Interesting sub-discussion about Noam Chomsky’s linguistics. I’d be curious to know more about his being considered a crank by some people. Can those who know about it follow me here?

Yes, but an artificial language is one that deliberately resists creolization. AFAIK, Esperanto would be considered artificial under than criteria.

Esperanto as it was invented is an artificial language because it’s too damn simple. A person will not tolerate such linguistic simplicity as a first-and-only language, and will create complications and exceptions. If there is somewhere a community of people who grew up speaking it, their own version of it is almost certainly very, very different from by-the-book Esperanto.

What do you mean by saying it’s “too damn simple”? In what respect is it particularly simple, and how would that prevent its usefulness as a language?

My understanding is that Esperanto has changed somewhat since its inception as its community of speakers has grown. But most of those changes are fairly minor all in all and I’m not sure it’s become more complex at all.
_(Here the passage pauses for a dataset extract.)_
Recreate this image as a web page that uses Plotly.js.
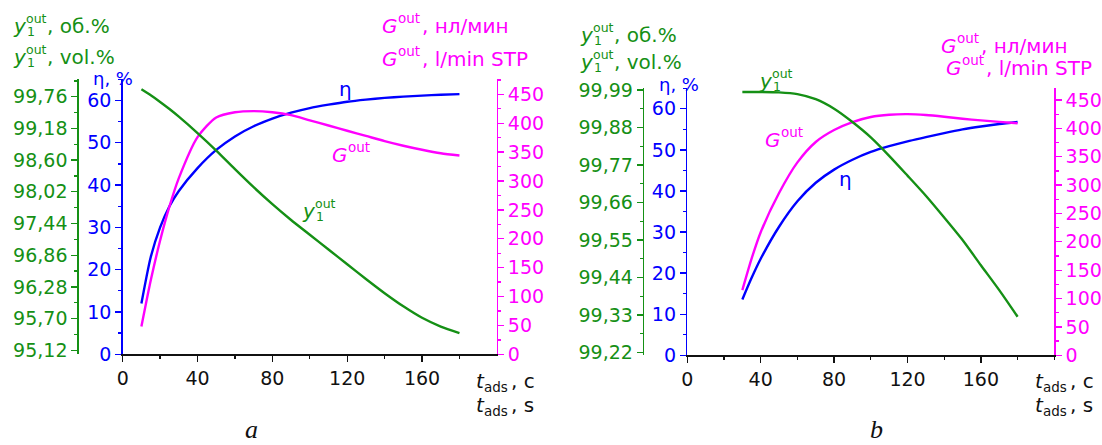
<!DOCTYPE html>
<html><head><meta charset="utf-8">
<script src="https://cdn.plot.ly/plotly-3.0.1.min.js"></script>
<style>html,body{margin:0;padding:0;background:#fff}</style>
</head><body><div id="chart" style="width:1102px;height:445px"></div>
<script>
// ---------- Panel a data ----------
const tA      = [10,15,20,25,30,40,50,60,70,80,90,100,110,120,130,140,150,160,170,180];
const etaA    = [12.0,23.0,30.0,35.0,38.6,44.0,48.3,51.5,53.9,55.7,57.1,58.2,59.0,59.7,60.2,60.6,60.9,61.15,61.35,61.5];
const gA      = [48,128,197,256,305,376,410,419,421,419,414,405,396,387,378,369,361,354,348,344];
const y1A     = [99.895,99.785,99.665,99.535,99.395,99.095,98.775,98.435,98.105,97.795,97.505,97.235,96.965,96.695,96.425,96.165,95.925,95.715,95.555,95.435];
// ---------- Panel b data ----------
const tB      = [30,35,40,50,60,70,80,90,100,110,120,130,140,150,160,170,180];
const etaB    = [13.6,18.8,23.5,31.3,37.5,42.0,45.2,47.6,49.5,50.9,52.1,53.1,54.1,55.0,55.7,56.3,56.8];
const gB      = [115,170,217,286,340,376,397,411,420,424,425,423.5,420.5,417,414,411.5,409];
const y1B     = [99.984,99.984,99.984,99.983,99.978,99.963,99.935,99.896,99.851,99.797,99.739,99.680,99.616,99.550,99.476,99.403,99.325];
// ---------- tick labels ----------
const xTickVals   = [0,40,80,120,160];
const xTickText   = ['0','40','80','120','160'];
const y1TickValsA = [95.12,95.70,96.28,96.86,97.44,98.02,98.60,99.18,99.76];
const y1TickTextA = ['95,12','95,70','96,28','96,86','97,44','98,02','98,60','99,18','99,76'];
const y1TickValsB = [99.22,99.33,99.44,99.55,99.66,99.77,99.88,99.99];
const y1TickTextB = ['99,22','99,33','99,44','99,55','99,66','99,77','99,88','99,99'];

const W = 1102, H = 445;
const GREEN = '#159015', BLUE = '#0000ff', MAG = '#ff00ff', BLACK = '#111111';
const FONT = 'DejaVu Sans';
const TICKFONT = 19;

function line(x, y, color, xa, ya) {
  return {x: x, y: y, type: 'scatter', mode: 'lines', xaxis: xa, yaxis: ya,
          line: {color: color, width: 2.4, shape: 'spline', smoothing: 0.7}, hoverinfo: 'skip'};
}
const data = [
  line(tA, y1A, GREEN, 'x', 'y3'),
  line(tA, gA, MAG, 'x', 'y2'),
  line(tA, etaA, BLUE, 'x', 'y'),
  line(tB, y1B, GREEN, 'x2', 'y6'),
  line(tB, gB, MAG, 'x2', 'y5'),
  line(tB, etaB, BLUE, 'x2', 'y4')
];

function px(p) { return p / W; }
function py(p) { return 1 - p / H; }

const domXA = [px(122.7), px(496.5)];
const domXB = [px(687.3), px(1054.3)];
const domYA = [py(354.3), py(79.3)];
const domYB = [py(355.3), py(88.3)];

function xaxis(domain, range, anchor) {
  return {domain: domain, range: range, anchor: anchor, showline: true, linecolor: BLACK, linewidth: 1.5,
    ticks: 'outside', ticklen: 6, tickwidth: 1.3, tickcolor: BLACK, tickmode: 'array',
    tickvals: xTickVals, ticktext: xTickText, tickfont: {family: FONT, size: TICKFONT, color: BLACK},
    minor: {tickmode: 'linear', tick0: 0, dtick: 20, ticklen: 3, tickwidth: 1.3, tickcolor: BLACK, ticks: 'outside'},
    showgrid: false, zeroline: false, fixedrange: true};
}
function yaxis(opts, color) {
  const base = {showline: true, linecolor: color, linewidth: 1.5, ticks: 'outside', ticklen: 6, tickwidth: 1.3,
    tickcolor: color, tickfont: {family: FONT, size: TICKFONT, color: color},
    showgrid: false, zeroline: false, fixedrange: true};
  return Object.assign(base, opts);
}

const layout = {
  width: W, height: H, autosize: false,
  margin: {l: 0, r: 0, t: 0, b: 0, pad: 0},
  paper_bgcolor: '#ffffff', plot_bgcolor: '#ffffff',
  showlegend: false,
  xaxis: xaxis(domXA, [0, 199.8], 'y'),
  xaxis2: xaxis(domXB, [0, 200], 'y4'),
  yaxis: yaxis({domain: domYA, range: [0, 65], anchor: 'x', side: 'left', tickmode: 'linear', tick0: 0, dtick: 10,
    minor: {tickmode: 'linear', tick0: 0, dtick: 5, ticklen: 3, tickwidth: 1.3, tickcolor: BLUE, ticks: 'outside'}}, BLUE),
  yaxis2: yaxis({domain: domYA, range: [0, 476], overlaying: 'y', anchor: 'x', side: 'right', tickmode: 'linear', tick0: 0, dtick: 50,
    minor: {tickmode: 'linear', tick0: 0, dtick: 25, ticklen: 3, tickwidth: 1.3, tickcolor: MAG, ticks: 'outside'}}, MAG),
  yaxis3: yaxis({domain: domYA, range: [95.047, 100.079], overlaying: 'y', anchor: 'free', position: px(77.3), side: 'left',
    tickmode: 'array', tickvals: y1TickValsA, ticktext: y1TickTextA,
    minor: {tickmode: 'linear', tick0: 95.41, dtick: 0.58, ticklen: 3, tickwidth: 1.3, tickcolor: GREEN, ticks: 'outside'}}, GREEN),
  yaxis4: yaxis({domain: domYB, range: [0, 65], anchor: 'x2', side: 'left', tickmode: 'linear', tick0: 0, dtick: 10,
    minor: {tickmode: 'linear', tick0: 0, dtick: 5, ticklen: 3, tickwidth: 1.3, tickcolor: BLUE, ticks: 'outside'}}, BLUE),
  yaxis5: yaxis({domain: domYB, range: [0, 470.6], overlaying: 'y4', anchor: 'x2', side: 'right', tickmode: 'linear', tick0: 0, dtick: 50,
    minor: {tickmode: 'linear', tick0: 0, dtick: 25, ticklen: 3, tickwidth: 1.3, tickcolor: MAG, ticks: 'outside'}}, MAG),
  yaxis6: yaxis({domain: domYB, range: [99.212, 99.995], overlaying: 'y4', anchor: 'free', position: px(642.7), side: 'left',
    tickmode: 'array', tickvals: y1TickValsB, ticktext: y1TickTextB,
    minor: {tickmode: 'linear', tick0: 99.275, dtick: 0.11, ticklen: 3, tickwidth: 1.3, tickcolor: GREEN, ticks: 'outside'}}, GREEN),
  annotations: []
};

const ann = layout.annotations;
function piece(text, x, baseline, size, color, family) {
  ann.push({xref: 'paper', yref: 'paper', x: px(x), y: py(baseline - 0.346 * size),
    xanchor: 'left', yanchor: 'middle', showarrow: false, text: text,
    borderpad: 0, borderwidth: 0,
    font: {family: family || FONT, size: size, color: color}});
}
function yOut(x, b, color, rest) {
  piece('<i>y</i>', x, b, 20, color);
  piece('out', x + 12.5, b - 10, 12.5, color);
  piece('1', x + 13.5, b + 3, 12.5, color);
  if (rest) piece(rest, x + 34, b, 20, color);
}
function gOut(x, b, color, rest) {
  piece('<i>G</i>', x, b, 20, color);
  piece('out', x + 16, b - 10, 13.5, color);
  if (rest) piece(rest, x + 39.5, b, 20, color);
}
function tAds(x, b, rest) {
  piece('<i>t</i>', x, b, 20, BLACK);
  piece('ads', x + 8, b + 4, 13.5, BLACK);
  piece(rest, x + 35, b, 20, BLACK);
}

// panel a titles
yOut(13, 33, GREEN, ', об.%');
yOut(13, 63.5, GREEN, ', vol.%');
piece('η, %', 93, 85, 18, BLUE);
gOut(382, 33, MAG, ', нл/мин');
gOut(382, 65.5, MAG, ', l/min STP');
tAds(476, 388, ', c');
tAds(476, 412, ', s');
// panel a curve labels
piece('η', 339, 96, 20, BLUE);
gOut(332, 162, MAG, null);
yOut(302, 218, GREEN, null);

// panel b titles
yOut(580, 42, GREEN, ', об.%');
yOut(580, 68.5, GREEN, ', vol.%');
piece('η, %', 659, 91, 18, BLUE);
gOut(941, 53, MAG, ', нл/мин');
gOut(946, 74.5, MAG, ', l/min STP');
tAds(1035, 388, ', c');
tAds(1035, 412, ', s');
// panel b curve labels
yOut(759, 88, GREEN, null);
gOut(765, 147, MAG, null);
piece('η', 839, 186, 20, BLUE);

// panel captions
piece('<i>a</i>', 245, 438, 26, BLACK, 'Liberation Serif');
piece('<i>b</i>', 870, 438, 26, BLACK, 'Liberation Serif');

Plotly.newPlot('chart', data, layout, {staticPlot: true, displayModeBar: false});
</script>
</body></html>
In a natural language there are a lot of formal rules, and then there is a list of exceptions to every formal rule. My understanding of Esperanto is that it was invented to exclude these lists of exceptions, making it easier to learn as a second language than any natural language would be–because once you’ve learned the rule, you’re good to go in all situations in which that rule would be used. My understanding is also that the human mind rebels against this simplicity, when it is imposed as a first language. The mind wants to work hard, in this respect. Language learning is one of the first mental exercises a new brain ever gets to do… in this situation the brain wants to build itself up, not make things as easy as possible.